When Ambra Sabatini took to the track at Rome's Golden Gala last June, she was competing in company that would have been unthinkable just a generation ago. The one-time Paralympic champion and two-time world champion in the women's 100m T63 was running not in a separate meet, but at an elite Diamond League stadium where crowds gathered to watch the world's fastest athletes compete—Para and non-Para athletes side by side on the same program.

Rome's continued commitment to featuring Para athletics races reflects something quietly revolutionary happening at the world's most prestigious track-and-field meetings. For more than two decades, elite Diamond League stops across Rome, Oslo, and Eugene have woven Para athletes into their main events, sending a signal that Paralympic talent belongs on the same podium as Olympic champions. It's a shift that matters not just for the athletes themselves, but for what it says about how the world measures excellence in sport.

At the 2026 Golden Gala Pietro Mennea on June 4th, Rome's Olympic Stadium hosted both men's and women's 100m multi-class races. Germany's Felix Streng, the reigning 100m T64 world champion, won the men's race in 10.69 seconds, edging Paris 2023 world champion Maxcel Amo Manu into second place. In the women's race, making its return to the Golden Gala program after a hiatus, Spain's Fiona Pilar claimed victory on her Diamond League debut with a time of 13.45 seconds. The breadth of talent—sprinters from Italy, Switzerland, Spain, and Germany—underscored how Para athletics has matured into a globally distributed sport with genuine depth.

But Rome is just one chapter in a longer story. In Oslo, the Bislett Games has featured Para races for more than two decades, and one of its most striking moments came in 2022 with what organizers billed as the "Fastest Paralympian" race. Salum Kashafali, Norway's reigning 100m T12 Paralympic champion, faced off against world-class sprinters from Brazil, Greece, and Germany—including Felix Streng again. Kashafali won by 0.002 seconds, a margin so thin it barely registers on a stopwatch. Two years later, he returned to complete a remarkable double: winning the Para race and then running Norway's national 100m event against non-Para athletes, clocking a personal best of 10.37 seconds. That's the kind of crossover moment that reveals how artificial the divisions between Para and Olympic sport have become.

Across the Atlantic, Eugene's Prefontaine Classic has become a showcase for American Para talent. Hunter Woodhall, the Paralympic 400m T62 champion, is a fixture there, as are sprinters like Sherman Guity and Brittni Mason. In recent years, eight-time Paralympic champion Tatyana McFadden has triumphed in the women's 800m T54, while Irish sprinter Orla Comerford won back-to-back 100m races at the meet—momentum that propelled her to world titles just weeks later in New Delhi.

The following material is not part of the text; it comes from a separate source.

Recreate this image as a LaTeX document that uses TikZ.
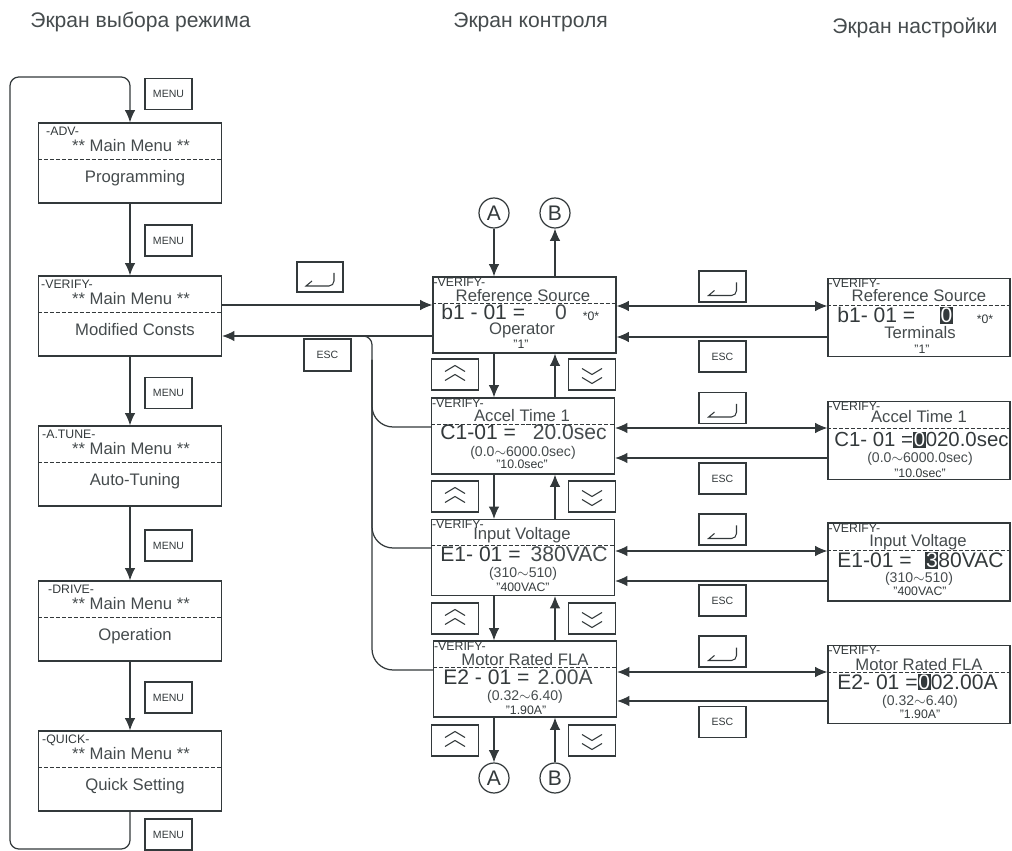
\documentclass[tikz,border=0pt]{standalone}
\usepackage{fontspec}
\setmainfont{Liberation Sans}
\usepackage{tikz}
\usetikzlibrary{arrows.meta,calc,positioning}
\definecolor{ink}{HTML}{33393B}
\definecolor{txt}{HTML}{454B4D}
\tikzset{>={Latex[length=7pt,width=6pt]}}
\tikzset{
  wire/.style={draw=ink, line width=0.7pt},
  flow/.style={wire, ->},
  screen/.style={wire, rectangle, minimum width=3.66cm, minimum height=1.52cm, inner sep=0pt},
  modebox/.style={screen, minimum height=1.6cm},
  setbox/.style={screen, minimum width=3.64cm, minimum height=1.56cm},
  key/.style={wire, minimum width=0.94cm, minimum height=0.62cm, inner sep=0pt,
    text=ink, font=\fontsize{6}{7}\selectfont},
  conn/.style={wire, circle, minimum size=0.6cm, inner sep=0pt, text=ink,
    font=\fontsize{12}{14}\selectfont},
  rule/.style={draw=ink, line width=0.5pt, dash pattern=on 2.3pt off 1.1pt},
  keysym/.style={draw=ink, line width=0.6pt},
  hdr/.style={anchor=mid west, inner sep=0pt, text=txt, font=\fontsize{12}{14}\selectfont},
  tag/.style={anchor=mid west, inner sep=0.5pt, text=ink, font=\fontsize{7}{8}\selectfont},
  ttl/.style={anchor=mid, inner sep=0pt, text=txt, font=\fontsize{9.5}{11}\selectfont},
  val/.style={anchor=mid west, inner sep=0pt, text=ink, font=\fontsize{12}{14}\selectfont},
  rng/.style={anchor=mid, inner sep=0pt, text=txt, font=\fontsize{8}{10}\selectfont},
  dflt/.style={anchor=mid, inner sep=0pt, text=ink, font=\fontsize{7}{8}\selectfont},
}
\newcommand{\hlch}[1]{{\setlength{\fboxsep}{0.4pt}\colorbox{ink}{\textcolor{white}{#1}}}}

\begin{document}
\begin{tikzpicture}[x=0.02cm, y=-0.02cm]
\useasboundingbox (0,0) rectangle (1012,851);

% column headers
\node[hdr] (hsel) at (30,23) {Экран выбора режима};
\node[hdr] (hmon) at (453,23) {Экран контроля};
\node[hdr] (hset) at (832,29) {Экран настройки};

% mode selection screens
\foreach \s/\y/\m/\mx/\txt in {sel1/163/-ADV-/45/Programming,
    sel2/316/-VERIFY-/40/Modified Consts, sel3/466/-A.TUNE-/41/Auto-Tuning,
    sel4/621/-DRIVE-/47/Operation, sel5/771/-QUICK-/41/Quick Setting}{
  \node[modebox] (\s) at (130,\y) {};
  \draw[rule] ($(\s.west)+(0,-4)$) -- ($(\s.east)+(0,-4)$);
  \node[tag] (\s-tag) at (\mx,\y-32) {\m};
  \node[ttl] (\s-ttl) at (131,\y-16) {** Main Menu **};
  \node[ttl] (\s-sub) at (135,\y+15) {\txt};
}
\foreach \y [count=\i] in {94,240.5,393,545.5,697.5,834.5}
  \node[key] (menu\i) at (168.5,\y) {MENU};
\foreach \a/\b in {sel1/sel2,sel2/sel3,sel3/sel4,sel4/sel5}
  \draw[flow] (\a.south) -- (\b.north);
\draw[flow, rounded corners=5pt] (sel5.south) |- (10,849) -- (10,77) -| (sel1.north);

% monitor screens
\node[screen] (m1) at (524.5,315) {};
\node[screen] (m2) at (523,436) {};
\node[screen] (m3) at (523,557.5) {};
\node[screen] (m4) at (525,679) {};
\foreach \b in {m1,m2,m3,m4}{
  \draw[rule] ($(\b.west)+(0,-12)$) -- ($(\b.east)+(0,-12)$);
  \node[tag] (\b-tag) at ($(\b.north west)+(0,5)$) {-VERIFY-};
}
\node[ttl] (m1-ttl) at (523,297) {Reference Source};
\node[val] (m1-par) at (441,315) {b1 - 01 =};
\node[val, anchor=mid, text=txt] (m1-num) at (561,315) {0};
\node[dflt] (m1-fac) at (591,316) {*0*};
\node[ttl] (m1-sub) at (522,330) {Operator};
\node[dflt] (m1-def) at (521,344) {"1"};

\node[ttl] (m2-ttl) at (522,417) {Accel Time 1};
\node[val] (m2-par) at (440,435) {C1-01 =};
\node[val, anchor=mid east, text=txt] (m2-num) at (607,435) {20.0sec};
\node[rng] (m2-rng) at (523,452) {(0.0$\sim$6000.0sec)};
\node[dflt] (m2-def) at (522,464) {"10.0sec"};

\node[ttl] (m3-ttl) at (522,535) {Input Voltage};
\node[val] (m3-par) at (440,557) {E1- 01 =};
\node[val, anchor=mid east, text=txt] (m3-num) at (608,557) {380VAC};
\node[rng] (m3-rng) at (523,573) {(310$\sim$510)};
\node[dflt] (m3-def) at (523,587) {"400VAC"};

\node[ttl] (m4-ttl) at (525,661) {Motor Rated FLA};
\node[val] (m4-par) at (443,680) {E2 - 01 =};
\node[val, anchor=mid east, text=txt] (m4-num) at (593,680) {2.00A};
\node[rng] (m4-rng) at (525,696) {(0.32$\sim$6.40)};
\node[dflt] (m4-def) at (526,709.5) {"1.90A"};

% setting screens
\node[setbox] (r1) at (919,317.5) {};
\node[setbox] (r2) at (919,440.5) {};
\node[setbox] (r3) at (919,562) {};
\node[setbox] (r4) at (919,684.5) {};
\foreach \b in {r1,r2,r3,r4}{
  \draw[rule] ($(\b.west)+(0,-12)$) -- ($(\b.east)+(0,-12)$);
  \node[tag] (\b-tag) at ($(\b.north west)+(0,5)$) {-VERIFY-};
}
\node[ttl] (r1-ttl) at (919,296.5) {Reference Source};
\node[val] (r1-par) at (837,318) {b1- 01 =};
\node[val, anchor=mid] (r1-num) at (946.5,318) {\hlch{0}};
\node[dflt] (r1-fac) at (985,319) {*0*};
\node[ttl] (r1-sub) at (920,334) {Terminals};
\node[dflt] (r1-def) at (922,349) {"1"};

\node[ttl] (r2-ttl) at (919,418) {Accel Time 1};
\node[val, font=\fontsize{11.6}{14}\selectfont] (r2-par) at (834,442) {C1- 01 =\hlch{0}020.0sec};
\node[rng] (r2-rng) at (920,458) {(0.0$\sim$6000.0sec)};
\node[dflt] (r2-def) at (920,473) {"10.0sec"};

\node[ttl] (r3-ttl) at (918,542) {Input Voltage};
\node[val] (r3-par) at (837,563) {E1-01 =};
\node[val] (r3-num) at (925,563) {\hlch{3}80VAC};
\node[rng] (r3-rng) at (919,578) {(310$\sim$510)};
\node[dflt] (r3-def) at (920,591) {"400VAC"};

\node[ttl] (r4-ttl) at (919,666) {Motor Rated FLA};
\node[val] (r4-par) at (837,684.5) {E2- 01 =\hlch{0}02.00A};
\node[rng] (r4-rng) at (920,701) {(0.32$\sim$6.40)};
\node[dflt] (r4-def) at (920,714) {"1.90A"};

% connectors A / B
\node[conn] (topA) at (494,213) {A};
\node[conn] (topB) at (555,213) {B};
\node[conn] (botA) at (494,778) {A};
\node[conn] (botB) at (555,778) {B};
\draw[flow] (topA) -- (topA |- m1.north);
\draw[flow] (m1.north -| topB) -- (topB);
\foreach \a/\b in {m1/m2,m2/m3,m3/m4}{
  \draw[flow] (\a.south -| topA) -- (\b.north -| topA);
  \draw[flow] (\b.north -| topB) -- (\a.south -| topB);
}
\draw[flow] (m4.south -| botA) -- (botA);
\draw[flow] (botB) -- (m4.south -| botB);

% up / down keys
\foreach \y [count=\i] in {374.5,496.5,618.5,740.5}{
  \node[key] (up\i) at (455,\y) {};
  \node[key] (dn\i) at (592,\y) {};
  \draw[keysym] ($(up\i)+(-10,-3)$) -- ++(10,-6) -- ++(10,6)
                ($(up\i)+(-10,6)$) -- ++(10,-6) -- ++(10,6);
  \draw[keysym] ($(dn\i)+(-10,-6)$) -- ++(10,6) -- ++(10,-6)
                ($(dn\i)+(-10,3)$) -- ++(10,6) -- ++(10,-6);
}

% enter / esc keys
\node[key, minimum width=0.92cm, minimum height=0.6cm] (ent0) at (320,277) {};
\node[key, minimum height=0.64cm] (esc0) at (327.5,355) {ESC};
\foreach \y [count=\i] in {286.5,408,529.5,651.5}
  \node[key] (ent\i) at (722.5,\y) {};
\foreach \y [count=\i] in {356.5,478.5,600.5,722}
  \node[key] (esc\i) at (722.5,\y) {ESC};
\foreach \k in {ent0,ent1,ent2,ent3,ent4}
  \draw[keysym] ($(\k)+(-8,4)$) -- ($(\k)+(-14,9)$) -- ($(\k)+(9,9)$)
    to[out=0,in=-90] ($(\k)+(14,4)$) -- ($(\k)+(14,-4)$);

% mode selection <-> monitor
\draw[flow] (sel2.east |- 0,305) -- (m1.west |- 0,305);
\draw[flow] (m1.west |- 0,336) -- (sel2.east |- 0,336);
\coordinate (bustop) at (372,360);
\coordinate (busjoin) at (340,336);
\foreach \i/\y in {2/427,3/548,4/670}
  \draw[wire, rounded corners=12pt] (m\i.west |- 0,\y) -| (bustop);
\draw[wire, rounded corners=5pt] (bustop) |- (busjoin);

% monitor <-> setting
\foreach \i/\yt/\yb in {1/306/337,2/428/458,3/551/581,4/672/701}{
  \draw[wire, <->] (m\i.east |- 0,\yt) -- (r\i.west |- 0,\yt);
  \draw[flow] (r\i.west |- 0,\yb) -- (m\i.east |- 0,\yb);
}
\end{tikzpicture}
\end{document}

What unites these moments across continents is a simple but powerful premise: elite Para athletes deserve access to elite platforms. The Diamond League's integration of Para races signals that when you're among the fastest humans on Earth, your classification doesn't diminish your achievement—it contextualizes it. For athletes like Sabatini, Kashafali, and Woodhall, stepping onto those stages means competing not just for medals, but for visibility in a world that's finally beginning to see Para sport as sport, full stop.